U.S. Bankruptcy Judge David Jones allowed the company to extend the deadline to pay rent to July 13, right before a mid-July deadline for it to finalize a concrete business plan, or wind up switching to some sort of sale.

On Thursday, some shareholders on the call at the hearing also alluded to prospective suitors potentially interested in some sort of deal with J.C. Penney, but the company’s attorneys didn’t comment, and Jones said it was too soon to infer interest in the company based on any speculation about the case so far.

“The fact that somebody signs a non-disclosure agreement, that doesn’t mean that they’re a suitor,” Jones said. “It means that they’re kicking tires. The fact that they get into a data room and look around, doesn’t mean that they’re prepared to write a check. It means that they’re looking to see if they think that it’s an opportunity.”

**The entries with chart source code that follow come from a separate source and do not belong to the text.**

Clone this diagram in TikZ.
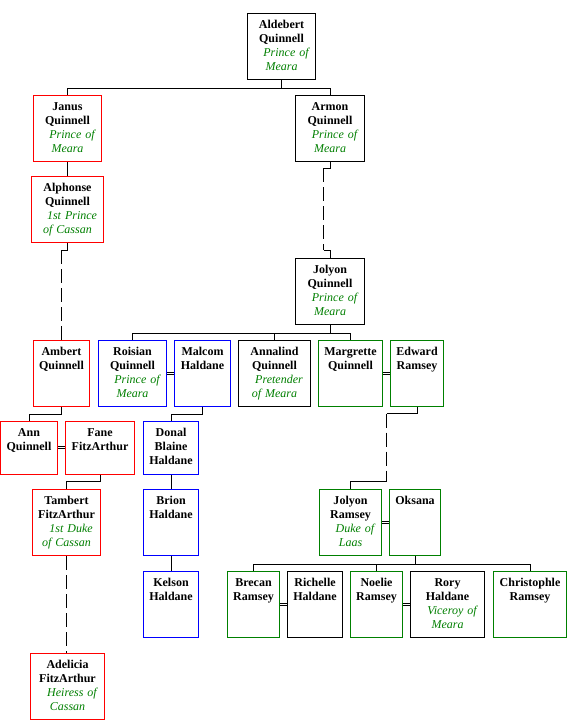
\documentclass[tikz,border=0pt]{standalone}
\usepackage{fontspec}
\setmainfont{Liberation Serif}
\usetikzlibrary{calc}
\definecolor{tgreen}{RGB}{0,128,0}
\definecolor{pred}{RGB}{255,0,0}
\definecolor{pblue}{RGB}{0,0,255}
\definecolor{pgreen}{RGB}{0,128,0}
\newcommand\ttl[1]{{\mdseries\itshape\color{tgreen}#1}}
\newcommand\ind{\hspace*{9pt}}
\newcommand\pers[7]{%
  \node[pbox, draw=#6, minimum width={#4-#2}, minimum height={#5-#3}] (#1) at ({(#2+#4)/2},{(#3+#5)/2}) {};
  \node[ptxt, text width={#4-#2}] (#1-t) at ($(#1.north)+(0,15.7)$) {#7};}
\begin{document}
\begin{tikzpicture}[x=1pt,y=-1pt,
  pbox/.style={rectangle, line width=1pt, inner sep=0pt, fill=white},
  ptxt/.style={anchor=base, inner sep=0pt, align=center, font=\fontsize{12}{14}\selectfont\bfseries},
  conn/.style={line width=1pt, black},
  dconn/.style={line width=1pt, black, dash pattern=on 14pt off 5pt},
  marr/.style={line width=1pt, black, double=white, double distance=1.2pt}]
\useasboundingbox (0,0) rectangle (567,720);

\pers{aldebert}{247.5}{13.5}{315.5}{79.5}{black}{Aldebert\\Quinnell\\\ind\ttl{Prince of}\\\ttl{Meara}}
\pers{janus}{33.5}{95.5}{101.5}{161.5}{pred}{Janus\\Quinnell\\\ind\ttl{Prince of}\\\ttl{Meara}}
\pers{armon}{295.5}{95.5}{364.5}{161.5}{black}{Armon\\Quinnell\\\ind\ttl{Prince of}\\\ttl{Meara}}
\pers{alphonse}{31.5}{176.5}{103.5}{242}{pred}{Alphonse\\Quinnell\\\ind\ttl{1st Prince}\\\ttl{of Cassan}}
\pers{jolyonq}{295.5}{258.5}{364.5}{324}{black}{Jolyon\\Quinnell\\\ind\ttl{Prince of}\\\ttl{Meara}}
\pers{ambert}{33.5}{340.5}{89.5}{406.5}{pred}{Ambert\\Quinnell}
\pers{roisian}{98.5}{340.5}{166.5}{406.5}{pblue}{Roisian\\Quinnell\\\ind\ttl{Prince of}\\\ttl{Meara}}
\pers{malcom}{174.5}{340.5}{230.5}{406.5}{pblue}{Malcom\\Haldane}
\pers{annalind}{238.5}{340.5}{310.5}{406.5}{black}{Annalind\\Quinnell\\\ind\ttl{Pretender}\\\ttl{of Meara}}
\pers{margrette}{318.5}{340.5}{382.5}{406.5}{pgreen}{Margrette\\Quinnell}
\pers{edward}{390.5}{340.5}{443.5}{406.5}{pgreen}{Edward\\Ramsey}
\pers{ann}{0.5}{421.5}{57.5}{474}{pred}{Ann\\Quinnell}
\pers{fane}{65.5}{421.5}{134.5}{474}{pred}{Fane\\FitzArthur}
\pers{donal}{143.5}{421.5}{198.5}{474}{pblue}{Donal\\Blaine\\Haldane}
\pers{tambert}{32.5}{489.5}{100.5}{555.5}{pred}{Tambert\\FitzArthur\\\ind\ttl{1st Duke}\\\ttl{of Cassan}}
\pers{brion}{143.5}{489.5}{198.5}{555.5}{pblue}{Brion\\Haldane}
\pers{jolyonr}{319.5}{489.5}{381.5}{555.5}{pgreen}{Jolyon\\Ramsey\\\ind\ttl{Duke of}\\\ttl{Laas}}
\pers{oksana}{389.5}{489.5}{440.5}{555.5}{pgreen}{Oksana}
\pers{kelson}{143.5}{571.5}{198.5}{637.5}{pblue}{Kelson\\Haldane}
\pers{brecan}{227.5}{571.5}{279.5}{637.5}{pgreen}{Brecan\\Ramsey}
\pers{richelle}{287.5}{571.5}{342.5}{637.5}{black}{Richelle\\Haldane}
\pers{noelie}{350.5}{571.5}{402.5}{637.5}{pgreen}{Noelie\\Ramsey}
\pers{rory}{410.5}{571.5}{484.5}{637.5}{black}{Rory\\Haldane\\\ind\ttl{Viceroy of}\\\ttl{Meara}}
\pers{christophle}{493.5}{571.5}{566.5}{637.5}{pgreen}{Christophle\\Ramsey}
\pers{adelicia}{30.5}{653.5}{104.5}{719}{pred}{Adelicia\\FitzArthur\\\ind\ttl{Heiress of}\\\ttl{Cassan}}

% descent lines
\draw[conn] (aldebert.south) -- ++(0,8) -| (janus.north);
\draw[conn] (aldebert.south) -- ++(0,8) -| (armon.north);
\draw[conn] (janus.south) -- (alphonse.north);
\coordinate (j1) at (61.5,250);
\draw[conn] (alphonse.south) |- (j1);
\draw[dconn] (j1) -- (ambert.north);
\coordinate (j2) at (323.5,168);
\coordinate (j3) at (323.5,250);
\draw[conn] (armon.south) |- (j2);
\draw[dconn] (j2) -- (j3);
\draw[conn] (j3) -| (jolyonq.north);
\draw[conn] (jolyonq.south) -- ++(0,8.5) -| (roisian.north);
\draw[conn] (jolyonq.south) -- ++(0,8.5) -| (annalind.north);
\draw[conn] (jolyonq.south) -- ++(0,8.5) -| (margrette.north);
\draw[conn] (ambert.south) -- ++(0,7) -| (ann.north);
\draw[conn] (malcom.south) -- ++(0,7) -| (donal.north);
\coordinate (j4) at (386.5,413.5);
\coordinate (j5) at (386.5,481);
\draw[conn] (edward.south) |- (j4);
\draw[dconn] (j4) -- (j5);
\draw[conn] (j5) -| (jolyonr.north);
\draw[conn] (fane.south) -- ++(0,7) -| (tambert.north);
\coordinate (j6) at (tambert.south |- adelicia.north);
\draw[dconn] (tambert.south) -- (j6);
\draw[conn] (donal.south) -- (brion.north);
\draw[conn] (brion.south) -- (kelson.north);
\draw[conn] (oksana.south) -- ++(0,8) -| (brecan.north);
\draw[conn] (oksana.south) -- ++(0,8) -| (noelie.north);
\draw[conn] (oksana.south) -- ++(0,8) -| (christophle.north);

% marriages
\draw[marr] (roisian.east) -- (malcom.west);
\draw[marr] (margrette.east) -- (edward.west);
\draw[marr] (ann.east) -- (fane.west);
\draw[marr] (jolyonr.east) -- (oksana.west);
\draw[marr] (brecan.east) -- (richelle.west);
\draw[marr] (noelie.east) -- (rory.west);
\end{tikzpicture}
\end{document}
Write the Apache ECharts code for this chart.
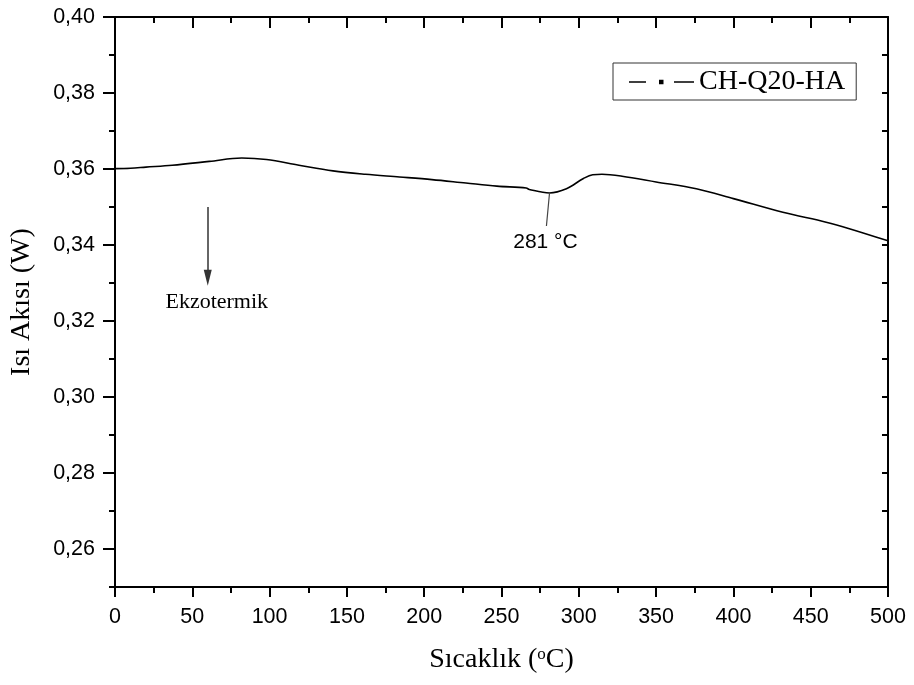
<!DOCTYPE html>
<html>
<head>
<meta charset="utf-8">
<script src="https://cdn.jsdelivr.net/npm/echarts@6/dist/echarts.min.js"></script>
<style>
  html, body { margin: 0; padding: 0; background: #fff; }
  #chart { width: 914px; height: 685px; }
</style>
</head>
<body>
<div id="chart"></div>
<script>
// DSC curve of CH-Q20-HA: heat flow versus temperature
const temps = [0, 10, 20, 37, 61, 82, 98, 119, 141, 162, 184, 205, 227, 247, 266, 268, 281, 292, 303, 309, 315, 328, 350, 376, 400, 432, 460, 475, 500];
const flux  = [0.3601, 0.3602, 0.3605, 0.3610, 0.3620, 0.3629, 0.3625, 0.3610, 0.3595, 0.3586, 0.3579, 0.3572, 0.3563, 0.3555, 0.3550, 0.3546, 0.3537, 0.3548, 0.3575, 0.3585, 0.3586, 0.3581, 0.3566, 0.3548, 0.3522, 0.3486, 0.3460, 0.3443, 0.3411];

const seriesName = 'CH-Q20-HA';
const yMajorTicks = [0.26, 0.28, 0.30, 0.32, 0.34, 0.36, 0.38, 0.40];
const peakTemp = 281;
const peakLabel = '281 °C';
const exoLabel = 'Ekzotermik';
const exoArrow = [[60, 0.3500], [60, 0.3314]];

const SANS = 'Liberation Sans';
const SERIF = 'Liberation Serif';
const AXIS_COLOR = '#000';

const points = temps.map((t, i) => [t, flux[i]]);
const fmtComma = v => v.toFixed(2).replace('.', ',');

const chart = echarts.init(document.getElementById('chart'), null, { renderer: 'canvas' });

const baseY = {
  type: 'value', min: 0.25, max: 0.40,
  splitLine: { show: false }
};

chart.setOption({
  animation: false,
  backgroundColor: '#fff',
  grid: { left: 115, right: 26, top: 17, bottom: 98, containLabel: false },
  legend: {
    left: 613, top: 63,
    padding: [5, 11, 4, 16],
    borderColor: '#333', borderWidth: 1,
    itemWidth: 65, itemHeight: 4.5,
    icon: 'path://M0,1.5H17V3H0Z M30,0H34.5V4.5H30Z M45,1.5H65V3H45Z',
    textStyle: { fontFamily: SERIF, fontSize: 28, color: '#000' },
    data: [seriesName]
  },
  xAxis: [
    {
      type: 'value', position: 'bottom', min: 0, max: 500, interval: 50,
      axisLine: { show: true, onZero: false, lineStyle: { color: AXIS_COLOR, width: 2 } },
      axisTick: { show: true, inside: false, length: 10, lineStyle: { width: 2 } },
      minorTick: { show: true, splitNumber: 2, length: 6, lineStyle: { color: AXIS_COLOR, width: 2 } },
      axisLabel: { fontFamily: SANS, fontSize: 21.5, color: '#000', margin: 19 },
      splitLine: { show: false },
      name: 'Sıcaklık ({sup|o}C)',
      nameLocation: 'middle', nameGap: 59,
      nameTextStyle: {
        fontFamily: SERIF, fontSize: 28, color: '#000',
        rich: { sup: { fontFamily: SERIF, fontSize: 17, verticalAlign: 'top', color: '#000' } }
      }
    },
    {
      type: 'value', position: 'top', min: 0, max: 500, interval: 50,
      axisLine: { show: true, onZero: false, lineStyle: { color: AXIS_COLOR, width: 2 } },
      axisTick: { show: true, inside: true, length: 11, lineStyle: { width: 2 } },
      minorTick: { show: true, splitNumber: 2, length: 6, lineStyle: { color: AXIS_COLOR, width: 2 } },
      axisLabel: { show: false },
      splitLine: { show: false }
    }
  ],
  yAxis: [
    Object.assign({}, baseY, {
      position: 'left', interval: 0.01,
      axisLine: { show: true, onZero: false, lineStyle: { color: AXIS_COLOR, width: 2 } },
      axisTick: { show: true, inside: false, length: 6, lineStyle: { width: 2 } },
      axisLabel: {
        fontFamily: SANS, fontSize: 21.5, color: '#000', margin: 20,
        formatter: v => (Math.round(v * 100) % 2 === 0 ? fmtComma(v) : '')
      },
      name: 'Isı Akısı (W)',
      nameLocation: 'middle', nameGap: 79, nameRotate: 90,
      nameTextStyle: { fontFamily: SERIF, fontSize: 28, color: '#000' }
    }),
    Object.assign({}, baseY, {
      position: 'left',
      axisLine: { show: false },
      axisTick: { show: true, inside: false, length: 12, customValues: yMajorTicks, lineStyle: { color: AXIS_COLOR, width: 2 } },
      axisLabel: { show: false }
    }),
    Object.assign({}, baseY, {
      position: 'right', interval: 0.01,
      axisLine: { show: true, onZero: false, lineStyle: { color: AXIS_COLOR, width: 2 } },
      axisTick: { show: true, inside: true, length: 6, lineStyle: { width: 2 } },
      axisLabel: { show: false }
    }),
    Object.assign({}, baseY, {
      position: 'right',
      axisLine: { show: false },
      axisTick: { show: true, inside: true, length: 12, customValues: yMajorTicks, lineStyle: { color: AXIS_COLOR, width: 2 } },
      axisLabel: { show: false }
    })
  ],
  series: [
    {
      name: seriesName,
      type: 'line',
      xAxisIndex: 0, yAxisIndex: 0,
      data: points,
      smooth: 0.35,
      showSymbol: false,
      color: '#000',
      itemStyle: { color: '#000' },
      lineStyle: { color: '#000', width: 1.6 },
      markLine: {
        silent: true,
        symbol: ['none', 'triangle'],
        symbolSize: [8, 16],
        label: { show: false },
        lineStyle: { color: '#333', width: 1.5, type: 'solid' },
        data: [[{ coord: exoArrow[0] }, { coord: exoArrow[1] }]]
      }
    }
  ]
});

// Leader line and label for the endothermic minimum, plus the exotherm direction label
const peakIdx = temps.indexOf(peakTemp);
const pk = chart.convertToPixel({ xAxisIndex: 0, yAxisIndex: 0 }, [peakTemp, flux[peakIdx]]);
const arrowEnd = chart.convertToPixel({ xAxisIndex: 0, yAxisIndex: 0 }, exoArrow[1]);

chart.setOption({
  graphic: [
    {
      type: 'line', silent: true,
      shape: { x1: pk[0], y1: pk[1] + 1, x2: pk[0] - 3, y2: pk[1] + 33 },
      style: { stroke: '#444', lineWidth: 1.2 }
    },
    {
      type: 'text', silent: true,
      x: pk[0] - 4, y: pk[1] + 49,
      style: { text: peakLabel, fontFamily: SANS, fontSize: 21, fill: '#000', align: 'center', verticalAlign: 'middle' }
    },
    {
      type: 'text', silent: true,
      x: arrowEnd[0] + 9, y: arrowEnd[1] + 25,
      style: { text: exoLabel, fontFamily: SERIF, fontSize: 22, fill: '#000', align: 'center', verticalAlign: 'middle' }
    }
  ]
});
</script>
</body>
</html>
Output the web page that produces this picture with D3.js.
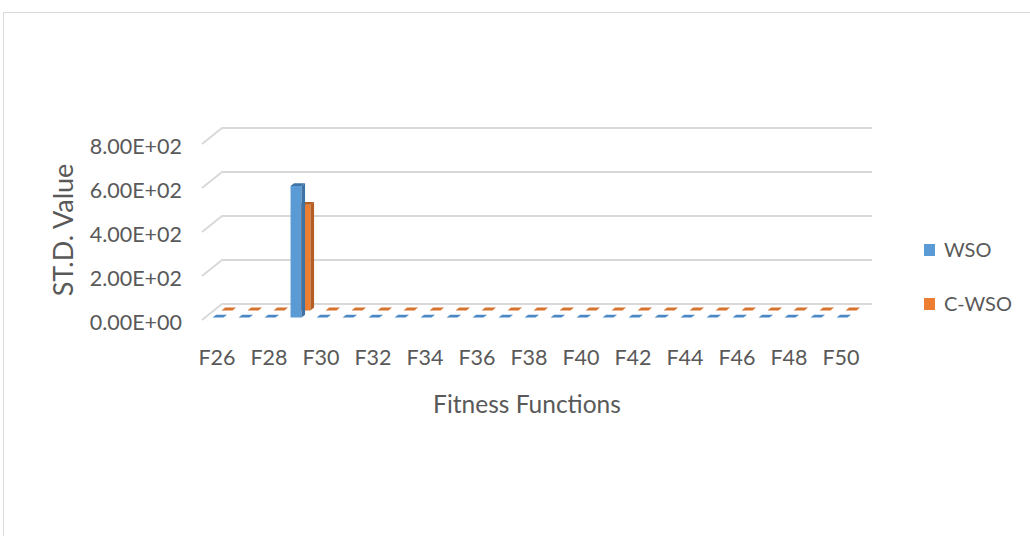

Since temporarily closing all its stores in March during the pandemic, the retailer has reopened some 475 units, with plans to open more in the coming weeks, and the aim of reopening more fully by the end of July.

The reopening process comes with expenses related to addressing store safety and accepting goods to keep shelves stocked, the company has said. It’s also recovering from stores being closed for weeks in April alone, the company’s year-over-year net sales dropped by some 88 percent due to negligible store sales, according to the company.

Now it is contending with limited mall traffic even where it has reopened, Aparna Yenamandra of Kirkland & Ellis LLP, which represents J.C. Penney in the proceedings, said at the hearing.

“As we continue to reopen safely, we expect that we’ll continue to see mall traffic steadily increase,” she said.

The stores where Penney’s did pay rent in May include those where Sephora stores operated, said James Mesterharm, a managing director at AlixPartners LLP, and restructuring adviser to J.C. Penney since March. Penney’s and the LVMH Moët Hennessy Louis Vuitton-owned beauty retailer have had a joint enterprise operating contract through which Sephora has stores within Penney’s locations

In the meantime, Penney’s will continue to negotiate rent with its landlords.

A number of landlords had argued that the retailer shouldn’t be allowed to extend its lease payment deadlines during their ongoing negotiations in order to arguably get “a leg up” during the discussions, but the judge overruled those objections.